Information provided:
----

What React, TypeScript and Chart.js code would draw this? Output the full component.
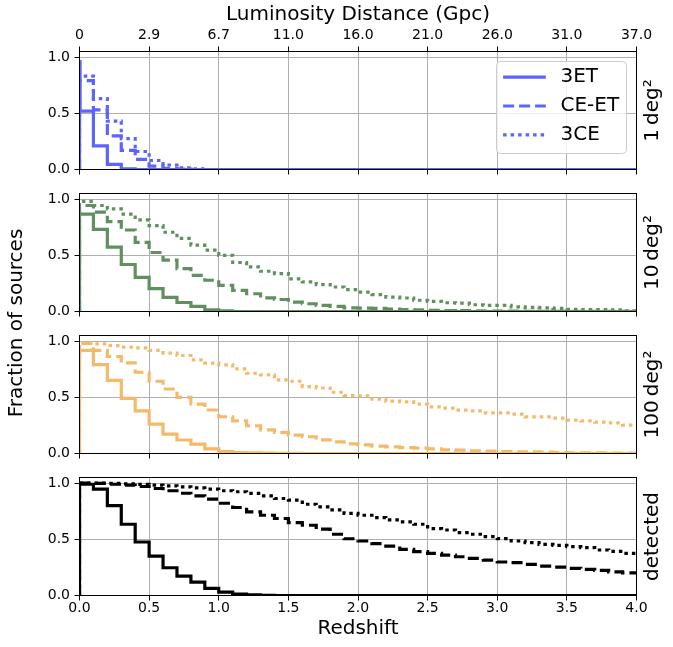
import { useEffect, useRef } from 'react'
import { Chart, registerables } from 'chart.js'

Chart.register(...registerables)
Chart.defaults.font.family = 'DejaVu Sans'
Chart.defaults.color = '#000'

// redshift bin edges (0.1 wide)
const zEdges = [0.0,0.1,0.2,0.3,0.4,0.5,0.6,0.7,0.8,0.9,1.0,1.1,1.2,1.3,1.4,1.5,1.6,1.7,1.8,1.9,2.0,2.1,2.2,2.3,2.4,2.5,2.6,2.7,2.8,2.9,3.0,3.1,3.2,3.3,3.4,3.5,3.6,3.7,3.8,3.9,4.0]
const zTicks = [0, 0.5, 1, 1.5, 2, 2.5, 3, 3.5, 4]
const dlTickLabels = ['0', '2.9', '6.7', '11.0', '16.0', '21.0', '26.0', '31.0', '37.0']
const yTicks = [0, 0.5, 1]
const seriesNames = ['3ET', 'CE-ET', '3CE']
const panelLabels = ['1\u2009deg²', '10\u2009deg²', '100\u2009deg²', 'detected']

// 1 deg2 (3ET has a very narrow first bin)
const deg1Lead = [0.004, 0.96]
const deg1_3ET = [0.52, 0.21, 0.045, 0.005, 0]
const deg1_CEET = [0.79, 0.53, 0.30, 0.17, 0.09, 0.03, 0.01, 0.003, 0]
const deg1_3CE = [0.83, 0.63, 0.43, 0.275, 0.16, 0.08, 0.04, 0.015, 0.005, 0]

// 10 deg2
const deg10_3ET = [0.866,0.73,0.573,0.418,0.304,0.203,0.125,0.08,0.045,0.015,0.006,0]
const deg10_CEET = [0.943,0.884,0.80,0.725,0.615,0.525,0.457,0.382,0.322,0.278,0.233,0.188,0.158,0.122,0.107,0.084,0.069,0.054,0.045,0.033,0.03,0.027,0.022,0.018,0.014,0.011,0.009,0.007,0.005,0.004,0.003,0.003,0.002,0.002,0.002,0.001,0.001,0.001,0.001,0.001]
const deg10_3CE = [0.98,0.943,0.913,0.866,0.815,0.764,0.705,0.65,0.59,0.546,0.50,0.436,0.397,0.358,0.337,0.29,0.263,0.24,0.218,0.195,0.173,0.15,0.128,0.12,0.1,0.09,0.078,0.075,0.06,0.054,0.054,0.042,0.036,0.033,0.028,0.02,0.018,0.018,0.015,0.006]

// 100 deg2
const deg100_3ET = [0.917,0.79,0.65,0.49,0.38,0.262,0.173,0.12,0.083,0.042,0.018,0.009,0.005,0.003,0.002,0.001,0]
const deg100_CEET = [0.98,0.917,0.863,0.807,0.723,0.643,0.574,0.5,0.44,0.387,0.327,0.29,0.247,0.211,0.188,0.164,0.149,0.122,0.104,0.085,0.077,0.065,0.059,0.053,0.047,0.042,0.033,0.03,0.024,0.021,0.018,0.015,0.015,0.012,0.009,0.006,0.006,0.006,0.003,0.003]
const deg100_3CE = [0.985,0.976,0.96,0.946,0.94,0.917,0.893,0.872,0.833,0.804,0.789,0.753,0.714,0.70,0.655,0.643,0.595,0.583,0.545,0.515,0.513,0.484,0.466,0.46,0.44,0.415,0.404,0.386,0.38,0.362,0.362,0.35,0.326,0.326,0.315,0.297,0.29,0.279,0.273,0.252]

// detected
const det_3ET = [0.99,0.946,0.8,0.634,0.476,0.351,0.247,0.173,0.119,0.063,0.03,0.012,0.006,0.002,0]
const det_CEET = [1.0,0.997,0.99,0.982,0.97,0.952,0.932,0.91,0.887,0.857,0.821,0.783,0.744,0.714,0.685,0.649,0.625,0.59,0.545,0.505,0.485,0.461,0.44,0.41,0.39,0.375,0.36,0.345,0.33,0.315,0.298,0.292,0.277,0.262,0.253,0.241,0.232,0.223,0.211,0.202]
const det_3CE = [1.0,1.0,0.997,0.994,0.988,0.982,0.976,0.967,0.958,0.946,0.932,0.923,0.908,0.887,0.863,0.848,0.812,0.789,0.762,0.73,0.714,0.693,0.673,0.655,0.634,0.595,0.583,0.56,0.545,0.524,0.506,0.485,0.47,0.455,0.446,0.435,0.426,0.405,0.393,0.375]

const panelSeries = [
  [deg1_3ET, deg1_CEET, deg1_3CE],
  [deg10_3ET, deg10_CEET, deg10_3CE],
  [deg100_3ET, deg100_CEET, deg100_3CE],
  [det_3ET, det_CEET, det_3CE],
]
const panelColors = ['rgb(92,100,255)', 'rgb(96,143,96)', 'rgb(245,185,108)', '#000000']
const dashes = [[], [11, 5], [3.5, 4]]

// canvas placement: [canvas top, canvas height, pad top, top axis h, bottom axis h]
const layouts = [
  [0, 177, 0, 51.5, 7.5],
  [188, 131, 5.5, 0, 7.5],
  [330, 131, 5.5, 0, 7.5],
  [472, 175, 5.5, 0, 51.5],
]

const tickFont = { family: 'DejaVu Sans', size: 14 }
const titleFont = { family: 'DejaVu Sans', size: 20 }
const gridOpts = { color: '#b0b0b0', lineWidth: 1, tickLength: 5, tickColor: '#000', tickWidth: 1 }

function stepPoints(values: number[], lead?: number[]) {
  const pts = [{ x: zEdges[0], y: 0 }]
  if (lead) pts.push({ x: zEdges[0], y: lead[1] })
  values.forEach((v, i) => pts.push({ x: i === 0 && lead ? lead[0] : zEdges[i], y: v }))
  pts.push({ x: zEdges[zEdges.length - 1], y: values[values.length - 1] })
  return pts
}

// keep tick labels from shrinking the plot area
function noPad(s: any) {
  s.paddingTop = 0
  s.paddingBottom = 0
  s.paddingLeft = 0
  s.paddingRight = 0
}

// spines sit above the step lines, like matplotlib
const framePlugin = {
  id: 'frame',
  afterDatasetsDraw(chart: any) {
    const { ctx, chartArea: a } = chart
    ctx.save()
    ctx.strokeStyle = '#000'
    ctx.lineWidth = 1
    ctx.strokeRect(a.left, a.top, a.right - a.left, a.bottom - a.top)
    ctx.restore()
  },
}

const boxLegend = {
  id: 'boxLegend',
  afterDraw(chart: any) {
    const { ctx, chartArea: a } = chart
    const w = 130, h = 92
    const x0 = a.right - 10 - w, y0 = a.top + 10
    ctx.save()
    ctx.beginPath()
    ctx.roundRect(x0, y0, w, h, 4)
    ctx.fillStyle = 'rgba(255,255,255,0.8)'
    ctx.fill()
    ctx.strokeStyle = '#cccccc'
    ctx.lineWidth = 1
    ctx.stroke()
    chart.data.datasets.forEach((ds: any, k: number) => {
      const y = y0 + 15.6 + k * 28.9
      ctx.beginPath()
      ctx.strokeStyle = ds.borderColor
      ctx.lineWidth = ds.borderWidth
      ctx.setLineDash(ds.borderDash)
      ctx.moveTo(x0 + 6.6, y)
      ctx.lineTo(x0 + 49.3, y)
      ctx.stroke()
      ctx.setLineDash([])
      ctx.fillStyle = '#000'
      ctx.font = '20px "DejaVu Sans"'
      ctx.textBaseline = 'middle'
      ctx.fillText(ds.label, x0 + 64, y)
    })
    ctx.restore()
  },
}

function sideLabel(text: string) {
  return {
    id: 'sideLabel',
    afterDraw(chart: any) {
      const { ctx, chartArea: a } = chart
      ctx.save()
      ctx.translate(657.5, (a.top + a.bottom) / 2)
      ctx.rotate(-Math.PI / 2)
      ctx.fillStyle = '#000'
      ctx.font = '20px "DejaVu Sans"'
      ctx.textAlign = 'center'
      ctx.textBaseline = 'alphabetic'
      ctx.fillText(text, 0, 0)
      ctx.restore()
    },
  }
}

function makeConfig(i: number): any {
  const [, , padTop, topH, bottomH] = layouts[i]
  const isLast = i === layouts.length - 1
  const scales: any = {
    x: {
      type: 'linear', min: 0, max: 4, position: 'bottom',
      afterBuildTicks: (s: any) => { s.ticks = zTicks.map(v => ({ value: v })) },
      afterFit: (s: any) => { s.height = bottomH; noPad(s) },
      grid: gridOpts,
      border: { display: false },
      ticks: {
        display: isLast, padding: -1, font: tickFont, color: '#000',
        maxRotation: 0, autoSkip: false,
        callback: (v: number) => v.toFixed(1),
      },
      title: { display: isLast, text: 'Redshift', font: titleFont, color: '#000', padding: { top: 0, bottom: 6 } },
    },
    y: {
      min: 0, max: 1.05,
      afterBuildTicks: (s: any) => { s.ticks = yTicks.map(v => ({ value: v })) },
      afterFit: (s: any) => { s.width = 79.5; noPad(s) },
      grid: gridOpts,
      border: { display: false },
      ticks: { padding: 4.5, font: tickFont, color: '#000', callback: (v: number) => v.toFixed(1) },
    },
  }
  if (i === 0) {
    scales.x2 = {
      type: 'linear', min: 0, max: 4, position: 'top', display: true,
      afterBuildTicks: (s: any) => { s.ticks = zTicks.map(v => ({ value: v })) },
      afterFit: (s: any) => { s.height = topH; noPad(s) },
      grid: { ...gridOpts, drawOnChartArea: false },
      border: { display: false },
      ticks: {
        padding: 2.8, font: tickFont, color: '#000', maxRotation: 0, autoSkip: false,
        callback: (_v: number, idx: number) => dlTickLabels[idx],
      },
      title: { display: true, text: 'Luminosity Distance (Gpc)', font: titleFont, color: '#000', padding: { top: 3, bottom: 0 } },
    }
  }
  const datasets = panelSeries[i].map((vals, k) => ({
    label: seriesNames[k],
    data: stepPoints(vals, i === 0 && k === 0 ? deg1Lead : undefined),
    borderColor: panelColors[i],
    borderWidth: 3.2,
    borderDash: dashes[k],
    stepped: 'before',
    pointRadius: 0,
    fill: false,
    tension: 0,
    clip: 0,
  }))
  const plugins: any[] = [framePlugin, sideLabel(panelLabels[i])]
  if (i === 0) plugins.push(boxLegend)
  return {
    type: 'line',
    data: { datasets },
    options: {
      animation: false,
      responsive: false,
      maintainAspectRatio: false,
      events: [],
      layout: { autoPadding: false, padding: { left: 0, right: 36.5, top: padTop, bottom: 0 } },
      plugins: { legend: { display: false }, tooltip: { enabled: false } },
      scales,
    },
    plugins,
  }
}

export default function App() {
  const canvasRefs = useRef<(HTMLCanvasElement | null)[]>([])

  useEffect(() => {
    document.body.style.margin = '0'
    const charts = layouts.map((_, i) => new Chart(canvasRefs.current[i]!, makeConfig(i)))
    return () => charts.forEach(c => c.destroy())
  }, [])

  return (
    <div style={{ position: 'relative', width: 673, height: 647, background: '#fff', fontFamily: 'DejaVu Sans' }}>
      {layouts.map((l, i) => (
        <canvas
          key={i}
          ref={el => { canvasRefs.current[i] = el }}
          width={673}
          height={l[1]}
          style={{ position: 'absolute', left: 0, top: l[0], width: 673, height: l[1] }}
        />
      ))}
      <div
        style={{
          position: 'absolute', left: 15 - 150, top: 323 - 12, width: 300, height: 24,
          lineHeight: '24px', textAlign: 'center', fontSize: 20, color: '#000',
          transform: 'rotate(-90deg)', whiteSpace: 'nowrap',
        }}
      >
        Fraction of sources
      </div>
    </div>
  )
}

----

To be done: Would you reproduce the lines above, from the very first through the line containing "Chart.defaults.color = '#000'", exactly and without the pictures?

Finished task:
What React, TypeScript and Chart.js code would draw this? Output the full component.
import { useEffect, useRef } from 'react'
import { Chart, registerables } from 'chart.js'

Chart.register(...registerables)
Chart.defaults.font.family = 'DejaVu Sans'
Chart.defaults.color = '#000'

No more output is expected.